I just received my certificate from Stanford’s Statistical Learning course, taught by the legendary Trevor Hastie and Rob Tribshirani. This was the first MOOC I’ve completed since making the jump from education to the corporate world, and I did find it challenging to keep up with the material despite the fact that this class required quite a bit less on a per week basis than most of the Johns Hopkins Data Science Specialization on Coursera. As has been the case with many of the MOOCs I’ve taken, I wanted to share my thoughts in a review of the class for those that might be interested in taking it.
Course Lectures and Materials
Without a doubt, the video lectures are the high point of the point of Statistical Learning. Hastie and Tribshirani are engaging speakers, they use real world examples, and while they get into mathematical theory, they don’t get too deep “into the weeds.” I’ve completed at least part of about 16 MOOCs at this point (14 start to finish), and these were the easiest to understand videos I’ve ever watched as a student, with good production quality.
Hastie and Tribshirani use An Introduction to Statistical Learning with Applications in R (ISLR) as the course text. This book is available as a free pdf download or as a hard copy on Amazon. My biggest regret in the course is that I did not take greater advantage of the book (more on that later). I completed all of the assignments for the first couple of chapters, and they were really beneficial. After that, I basically skimmed it. Almost all of Hastie and Tribshirani’s examples are directly aligned to examples in the book, although many times they do not go as in depth as ISLR.
ISLR spends a lot of time on linear regression and related topics like generalized linear models. Eventually, more advanced models such as random forests, support vector machines, and clustering are covered.
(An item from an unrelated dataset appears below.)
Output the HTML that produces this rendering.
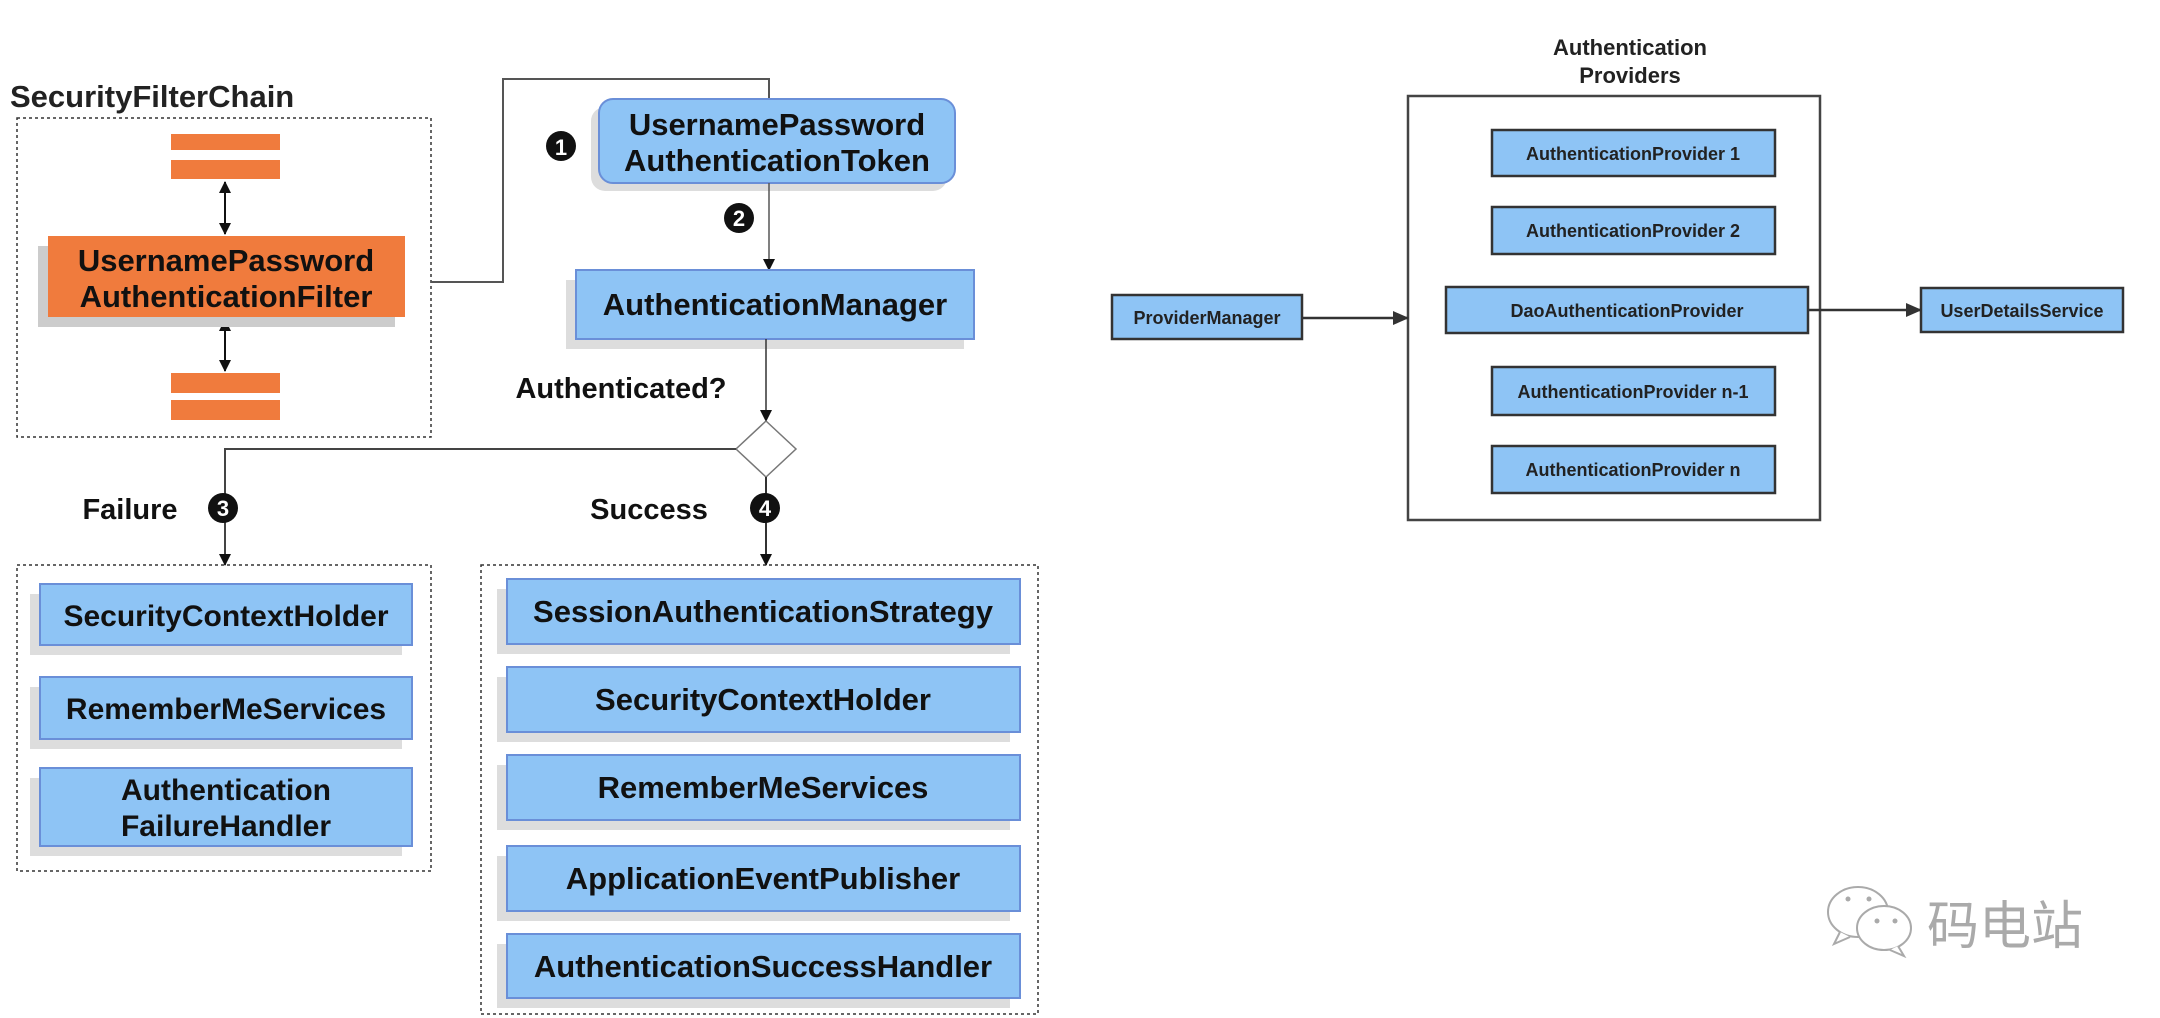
<!DOCTYPE html>
<html><head><meta charset="utf-8"><style>
html,body{margin:0;padding:0;background:#fff}
svg{display:block}
.b{font-family:"Liberation Sans",sans-serif;font-weight:bold;fill:#111;text-anchor:middle}
.r{font-family:"Liberation Sans",sans-serif;font-weight:bold;fill:#222;text-anchor:middle;font-size:18px}
</style></head><body>
<svg width="2160" height="1018" viewBox="0 0 2160 1018" xmlns="http://www.w3.org/2000/svg">
<defs>
<marker id="a" markerWidth="12" markerHeight="14" refX="11" refY="7" orient="auto" markerUnits="userSpaceOnUse"><path d="M0,1 L12,7 L0,13 z" fill="#111"/></marker>
<marker id="as" markerWidth="12" markerHeight="14" refX="1" refY="7" orient="auto" markerUnits="userSpaceOnUse"><path d="M12,1 L0,7 L12,13 z" fill="#111"/></marker>
<marker id="a2" markerWidth="16" markerHeight="16" refX="15" refY="8" orient="auto" markerUnits="userSpaceOnUse"><path d="M0,1 L16,8 L0,15 z" fill="#333"/></marker>
</defs>
<text x="10" y="107" font-family="Liberation Sans,sans-serif" font-weight="bold" font-size="31" fill="#222">SecurityFilterChain</text>
<rect x="17" y="118" width="414" height="319" fill="none" stroke="#333" stroke-width="1.5" stroke-dasharray="3,3"/>
<rect x="171" y="134" width="109" height="16" fill="#f07b3d"/>
<rect x="171" y="160" width="109" height="19" fill="#f07b3d"/>
<rect x="171" y="373" width="109" height="20" fill="#f07b3d"/>
<rect x="171" y="400" width="109" height="20" fill="#f07b3d"/>
<line x1="225" y1="182" x2="225" y2="234" stroke="#111" stroke-width="2" marker-start="url(#as)" marker-end="url(#a)"/>
<line x1="225" y1="320" x2="225" y2="371" stroke="#111" stroke-width="2" marker-start="url(#as)" marker-end="url(#a)"/>
<rect x="38" y="246" width="357" height="81" fill="#ccc"/>
<rect x="48" y="236" width="357" height="81" fill="#f07b3d"/>
<text class="b" x="226" y="271" font-size="31">UsernamePassword</text>
<text class="b" x="226" y="307" font-size="31">AuthenticationFilter</text>
<polyline points="431,282 503,282 503,79 769,79 769,99" fill="none" stroke="#555" stroke-width="2"/>
<rect x="591" y="107" width="356" height="84" rx="14" fill="#ddd"/>
<rect x="599" y="99" width="356" height="84" rx="14" fill="#8ec4f5" stroke="#6a8fd8" stroke-width="2"/>
<text class="b" x="777" y="135" font-size="31">UsernamePassword</text>
<text class="b" x="777" y="171" font-size="31">AuthenticationToken</text>
<circle cx="561" cy="146" r="15" fill="#111"/><text x="561" y="155" font-family="Liberation Sans" font-weight="bold" font-size="22" fill="#fff" text-anchor="middle">1</text>
<line x1="769" y1="183" x2="769" y2="270" stroke="#555" stroke-width="1.5" marker-end="url(#a)"/>
<circle cx="739" cy="218" r="15" fill="#111"/><text x="739" y="226" font-family="Liberation Sans" font-weight="bold" font-size="22" fill="#fff" text-anchor="middle">2</text>
<rect x="566" y="280" width="398" height="69" fill="#ddd"/>
<rect x="576" y="270" width="398" height="69" fill="#8ec4f5" stroke="#6a8fd8" stroke-width="2"/>
<text class="b" x="775" y="315" font-size="31">AuthenticationManager</text>
<line x1="766" y1="339" x2="766" y2="421" stroke="#333" stroke-width="1.5" marker-end="url(#a)"/>
<text class="b" x="621" y="398" font-size="29" fill="#222">Authenticated?</text>
<polygon points="766,421 796,449 766,477 736,449" fill="#fff" stroke="#777" stroke-width="1.5"/>
<polyline points="736,449 225,449 225,565" fill="none" stroke="#444" stroke-width="2" marker-end="url(#a)"/>
<line x1="766" y1="477" x2="766" y2="565" stroke="#333" stroke-width="2" marker-end="url(#a)"/>
<text class="b" x="130" y="519" font-size="29" fill="#222">Failure</text>
<circle cx="223" cy="508" r="15" fill="#111"/><text x="223" y="516" font-family="Liberation Sans" font-weight="bold" font-size="22" fill="#fff" text-anchor="middle">3</text>
<text class="b" x="649" y="519" font-size="29" fill="#222">Success</text>
<circle cx="765" cy="508" r="15" fill="#111"/><text x="765" y="516" font-family="Liberation Sans" font-weight="bold" font-size="22" fill="#fff" text-anchor="middle">4</text>
<rect x="17" y="565" width="414" height="306" fill="none" stroke="#333" stroke-width="1.5" stroke-dasharray="3,3"/>
<g>
<rect x="30" y="594" width="372" height="61" fill="#ddd"/><rect x="40" y="584" width="372" height="61" fill="#8ec4f5" stroke="#6a8fd8" stroke-width="2"/>
<text class="b" x="226" y="626" font-size="30">SecurityContextHolder</text>
<rect x="30" y="687" width="372" height="62" fill="#ddd"/><rect x="40" y="677" width="372" height="62" fill="#8ec4f5" stroke="#6a8fd8" stroke-width="2"/>
<text class="b" x="226" y="719" font-size="30">RememberMeServices</text>
<rect x="30" y="778" width="372" height="78" fill="#ddd"/><rect x="40" y="768" width="372" height="78" fill="#8ec4f5" stroke="#6a8fd8" stroke-width="2"/>
<text class="b" x="226" y="800" font-size="30">Authentication</text>
<text class="b" x="226" y="836" font-size="30">FailureHandler</text>
</g>
<rect x="481" y="565" width="557" height="449" fill="none" stroke="#333" stroke-width="1.5" stroke-dasharray="3,3"/>
<g>
<rect x="497" y="589" width="513" height="65" fill="#ddd"/><rect x="507" y="579" width="513" height="65" fill="#8ec4f5" stroke="#6a8fd8" stroke-width="2"/>
<text class="b" x="763" y="622" font-size="31">SessionAuthenticationStrategy</text>
<rect x="497" y="677" width="513" height="65" fill="#ddd"/><rect x="507" y="667" width="513" height="65" fill="#8ec4f5" stroke="#6a8fd8" stroke-width="2"/>
<text class="b" x="763" y="710" font-size="31">SecurityContextHolder</text>
<rect x="497" y="765" width="513" height="65" fill="#ddd"/><rect x="507" y="755" width="513" height="65" fill="#8ec4f5" stroke="#6a8fd8" stroke-width="2"/>
<text class="b" x="763" y="798" font-size="31">RememberMeServices</text>
<rect x="497" y="856" width="513" height="65" fill="#ddd"/><rect x="507" y="846" width="513" height="65" fill="#8ec4f5" stroke="#6a8fd8" stroke-width="2"/>
<text class="b" x="763" y="889" font-size="31">ApplicationEventPublisher</text>
<rect x="497" y="944" width="513" height="64" fill="#ddd"/><rect x="507" y="934" width="513" height="64" fill="#8ec4f5" stroke="#6a8fd8" stroke-width="2"/>
<text class="b" x="763" y="977" font-size="31">AuthenticationSuccessHandler</text>
</g>
<text class="r" x="1630" y="55" style="font-size:22px">Authentication</text>
<text class="r" x="1630" y="83" style="font-size:22px">Providers</text>
<rect x="1408" y="96" width="412" height="424" fill="none" stroke="#444" stroke-width="2.5"/>
<g stroke="#333" stroke-width="2.5" fill="#8ec4f5">
<rect x="1492" y="130" width="283" height="46"/>
<rect x="1492" y="207" width="283" height="47"/>
<rect x="1446" y="287" width="362" height="46"/>
<rect x="1492" y="367" width="283" height="48"/>
<rect x="1492" y="446" width="283" height="47"/>
<rect x="1112" y="295" width="190" height="44"/>
<rect x="1921" y="288" width="202" height="44"/>
</g>
<text class="r" x="1633" y="160">AuthenticationProvider 1</text>
<text class="r" x="1633" y="237">AuthenticationProvider 2</text>
<text class="r" x="1627" y="317">DaoAuthenticationProvider</text>
<text class="r" x="1633" y="398">AuthenticationProvider n-1</text>
<text class="r" x="1633" y="476">AuthenticationProvider n</text>
<text class="r" x="1207" y="324">ProviderManager</text>
<text class="r" x="2022" y="317">UserDetailsService</text>
<line x1="1302" y1="318" x2="1408" y2="318" stroke="#333" stroke-width="2.5" marker-end="url(#a2)"/>
<line x1="1808" y1="310" x2="1921" y2="310" stroke="#333" stroke-width="2.5" marker-end="url(#a2)"/>
<g fill="#fff" stroke="#aaa" stroke-width="2">
<ellipse cx="1858" cy="912" rx="30" ry="25"/>
<path d="M1840,932 l-6,12 l16,-7"/>
<ellipse cx="1884" cy="928" rx="27" ry="22"/>
<path d="M1898,946 l6,10 l-14,-6"/>
</g>
<g fill="#aaa"><circle cx="1848" cy="899" r="2.5"/><circle cx="1869" cy="899" r="2.5"/><circle cx="1877" cy="921" r="2.5"/><circle cx="1895" cy="921" r="2.5"/></g>
<text x="1927" y="944" font-family="Liberation Sans,'Noto Sans CJK SC',sans-serif" font-size="52" fill="#aaa">码电站</text>
</svg>
</body></html>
I should add that for one set of lectures, the University of Washington’s Daniela Witten, one of the ISLR authors, joins the cast and does a fine job.
Assessments and Pacing
As much as I loved the lectures with Hastie and Tribshirani, the assessments were where I really thought the course needed improvement. The course as a whole is done on Stanford’s own site and powered by OPENedX, so if you are familiar with edX courses, this feels a lot like one of those. Grading is strictly multiple choice questions, and you get one chance for each question. Many of the questions are a bit… quirky? Especially, in the early chapters, it’s not always easy to determine what’s being asked and what assumptions one should make. Only getting one chance makes it more frustrating when you realize you’ve misinterpreted a question.
I could tell from the forums that this frustrated a great many students. I also found that frustrating, but was more disappointed with the lack of open ended assignments. While the lectures in this course were superior to many of the JHU Data Science Coursera sequence, the JHU sequence offers open ended programming assignments. I always learned far more from those problems than I did from the multiple choice problems. Somehow, even the multiple choice problems for the JHU sequence often got me to write a 5-10 line script to answer them and I can’t say the same here.
I also found that without weekly deadlines, I ended up cramming several weeks worth of material at the end to meet the final deadline. In Statistical Learning, nothing is due until the end of the course. I know from speaking with other MOOC students about this that I’m probably an exception, but I find that regular deadlines motivate me to stay on track with course materials.
Bottom Line Statistical Learning Review
To some extent, your learning style will dictate how much you get out of Statistical Learning. Due to my learning style, I can’t honestly say that I mastered the material that I wasn’t already comfortable with, but I did get exposure to some new ideas that I can build on in the future. Additionally, Hastie, Tribshirani, and Witten all deliver masterful lectures throughout this course and the ISLR textbook is terrific. Given the price (free), it’s hard to say that this is a bad choice if you are looking for an introduction to statistical learning methods.